Libraries demand special hardcover bindings for the books they acquire.

Reality: Some reference books are still preferred in hardcover bindings to withstand heavy use, but many titles are wanted in paper. It’s partly for economy and partly because the paperback format is preferred by many readers who’ve grown up since “the paperback revolution.”

Promoting to college faculties is superfluous because academic libraries make their own decisions.

Reality: This is a misconstruction of the responses to some surveys. Whereas a few very large university libraries have their own “bibliographers,” who specialize in selected disciplines, most colleges and universities don’t. They depend on professors to make recommendations for their disciplines. Even the largest academic libraries tend to seek input from their faculties, if only for intracampus political reasons.

Content is everything to a librarian.

Reality: This is a “partial truth” that can mislead publishers into thinking that the appearance of both their books and their promotional material doesn’t matter. In fact many public and school libraries are now trying to adapt principles of merchandising to their institutions, striving hard to make their “products” appealing to their patrons. Librarians themselves are also quite human and subject to many of the same stimuli as general consumers.

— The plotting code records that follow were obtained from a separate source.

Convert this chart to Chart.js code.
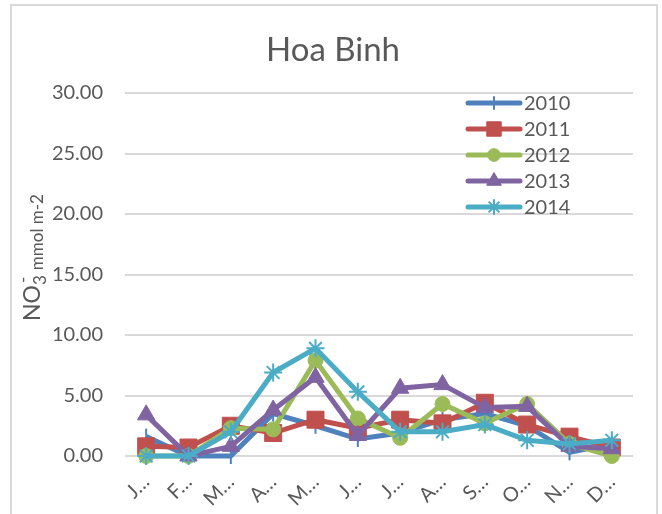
<!DOCTYPE html>
<html>
<head>
<meta charset="utf-8">
<script src="https://cdn.jsdelivr.net/npm/chart.js@4"></script>
<style>
    html, body { margin: 0; padding: 0; background: #ffffff; }
    #wrap { width: 662px; height: 514px; }
</style>
</head>
<body>
<div id="wrap"><canvas id="chart" width="662" height="514"></canvas></div>
<script>
// Hoa Binh - monthly NO3- deposition
const months = ['January', 'February', 'March', 'April', 'May', 'June',
    'July', 'August', 'September', 'October', 'November', 'December'];
const years = ['2010', '2011', '2012', '2013', '2014'];
const yTicks = [0, 5, 10, 15, 20, 25, 30];

const values2010 = [1.6, 0, 0, 3.5, 2.5, 1.4, 1.9, 3.0, 3.5, 2.5, 0.3, 1.0];
const values2011 = [0.8, 0.7, 2.5, 1.9, 3.0, 2.3, 3.0, 2.7, 4.4, 2.6, 1.6, 0.7];
const values2012 = [0, 0, 2.3, 2.2, 7.9, 3.1, 1.5, 4.3, 2.7, 4.3, 1.0, 0];
const values2013 = [3.4, 0, 0.8, 3.8, 6.5, 1.7, 5.6, 5.9, 4.0, 4.1, 0.8, 0.6];
const values2014 = [0, 0, 2.0, 6.9, 8.9, 5.3, 2.0, 2.0, 2.6, 1.3, 1.0, 1.3];

const seriesValues = [values2010, values2011, values2012, values2013, values2014];
const colors = ['#4f81bd', '#c0504d', '#9bbb59', '#8064a2', '#4bacc6'];
const markers = [
    { pointStyle: 'line', radius: 8, rotation: 90, borderWidth: 2 },
    { pointStyle: 'rect', radius: 12, rotation: 0, borderWidth: 1 },
    { pointStyle: 'circle', radius: 7.5, rotation: 0, borderWidth: 1 },
    { pointStyle: 'triangle', radius: 10, rotation: 0, borderWidth: 1 },
    { pointStyle: 'star', radius: 9, rotation: 0, borderWidth: 2 }
];

const textColor = '#595959';
const fontFamily = 'Lato, "Open Sans", sans-serif';

// border around the whole chart + title + axis title + legend
const decorations = {
    id: 'decorations',
    beforeDraw(chart) {
        const ctx = chart.ctx;
        ctx.save();
        ctx.strokeStyle = '#d9d9d9';
        ctx.lineWidth = 2;
        ctx.strokeRect(11, 5, 646, 530);
        ctx.restore();
    },
    afterDraw(chart) {
        const ctx = chart.ctx;
        ctx.save();
        ctx.fillStyle = textColor;

        // title
        ctx.font = `33px ${fontFamily}`;
        ctx.textAlign = 'center';
        ctx.textBaseline = 'middle';
        ctx.fillText('Hoa Binh', 333, 50);

        // y axis title: NO3- mmol m-2
        ctx.translate(40, 321);
        ctx.rotate(-Math.PI / 2);
        ctx.textAlign = 'left';
        ctx.textBaseline = 'alphabetic';
        ctx.font = `23px ${fontFamily}`;
        ctx.fillText('NO', 0, 0);
        let x = ctx.measureText('NO').width;
        ctx.font = `17px ${fontFamily}`;
        ctx.fillText('3', x, 6);
        ctx.fillText('-', x + 2, -11);
        x += ctx.measureText('3').width + 5;
        ctx.fillText('mmol m-2', x, 3);
        ctx.restore();

        // legend
        ctx.save();
        chart.data.datasets.forEach((ds, i) => {
            const y = 103 + i * 26;
            ctx.strokeStyle = ds.borderColor;
            ctx.lineWidth = 5;
            ctx.lineCap = 'round';
            ctx.beginPath();
            ctx.moveTo(468, y);
            ctx.lineTo(520, y);
            ctx.stroke();
            const m = markers[i];
            ctx.lineCap = 'butt';
            ctx.fillStyle = ds.borderColor;
            ctx.lineWidth = m.borderWidth;
            Chart.helpers.drawPoint(ctx, {
                pointStyle: m.pointStyle,
                radius: m.radius * 0.85,
                rotation: m.rotation,
                borderWidth: m.borderWidth
            }, 494, y);
            ctx.fillStyle = textColor;
            ctx.font = `20px ${fontFamily}`;
            ctx.textAlign = 'left';
            ctx.textBaseline = 'middle';
            ctx.fillText(ds.label, 524, y + 1);
        });
        ctx.restore();
    }
};

const datasets = years.map((year, i) => ({
    label: year,
    data: seriesValues[i],
    borderColor: colors[i],
    backgroundColor: colors[i],
    borderWidth: 5,
    tension: 0,
    pointStyle: markers[i].pointStyle,
    pointRadius: markers[i].radius,
    pointRotation: markers[i].rotation,
    pointBorderWidth: markers[i].borderWidth,
    pointBackgroundColor: colors[i],
    pointBorderColor: colors[i],
    clip: false,
    order: years.length - i
}));

new Chart(document.getElementById('chart'), {
    type: 'line',
    data: {
        labels: months,
        datasets: datasets
    },
    options: {
        responsive: false,
        animation: false,
        layout: {
            padding: { left: 12, top: 93, right: 29, bottom: 0 }
        },
        plugins: {
            legend: { display: false },
            title: { display: false },
            tooltip: { enabled: false }
        },
        scales: {
            x: {
                offset: true,
                grid: { display: false },
                border: { display: false },
                ticks: {
                    color: textColor,
                    font: { family: fontFamily, size: 20 },
                    minRotation: 45,
                    maxRotation: 45,
                    padding: 6,
                    autoSkip: false,
                    callback: function (value) {
                        return this.getLabelForValue(value).charAt(0) + '…';
                    }
                },
                afterFit(scale) {
                    scale.height = 58;
                }
            },
            y: {
                min: 0,
                max: 30,
                afterBuildTicks(scale) {
                    scale.ticks = yTicks.map(v => ({ value: v }));
                },
                grid: { color: '#d9d9d9', lineWidth: 2, drawTicks: false },
                border: { display: false },
                ticks: {
                    color: textColor,
                    font: { family: fontFamily, size: 20 },
                    padding: 22,
                    callback: (v) => v.toFixed(2)
                },
                afterFit(scale) {
                    scale.width = 113;
                }
            }
        }
    },
    plugins: [decorations]
});
</script>
</body>
</html>
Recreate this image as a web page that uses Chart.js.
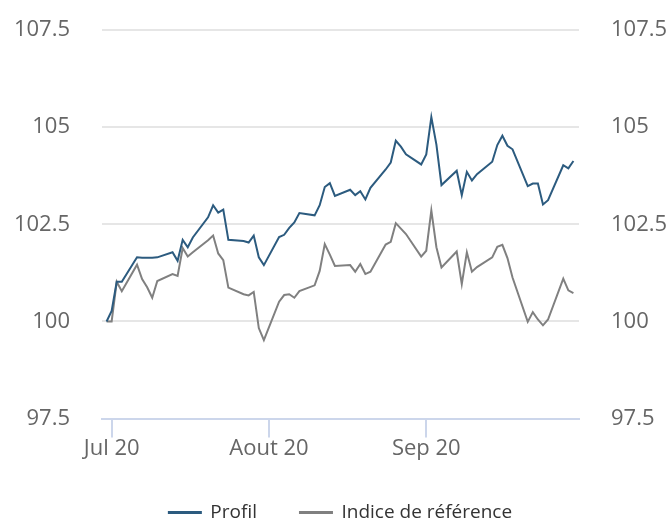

Telemarketing to libraries is a total waste of time.

Reality: Although telemarketing has been abused by publishers using illtrained callers who waste librarians’ time, some firms are still finding it effective. Some producers of high- ticket reference works find it useful to qualify buyers, who are then addressed with detailed promotional materials. Others say the key is using intelligent and educated callers who understand that a book is a complex product.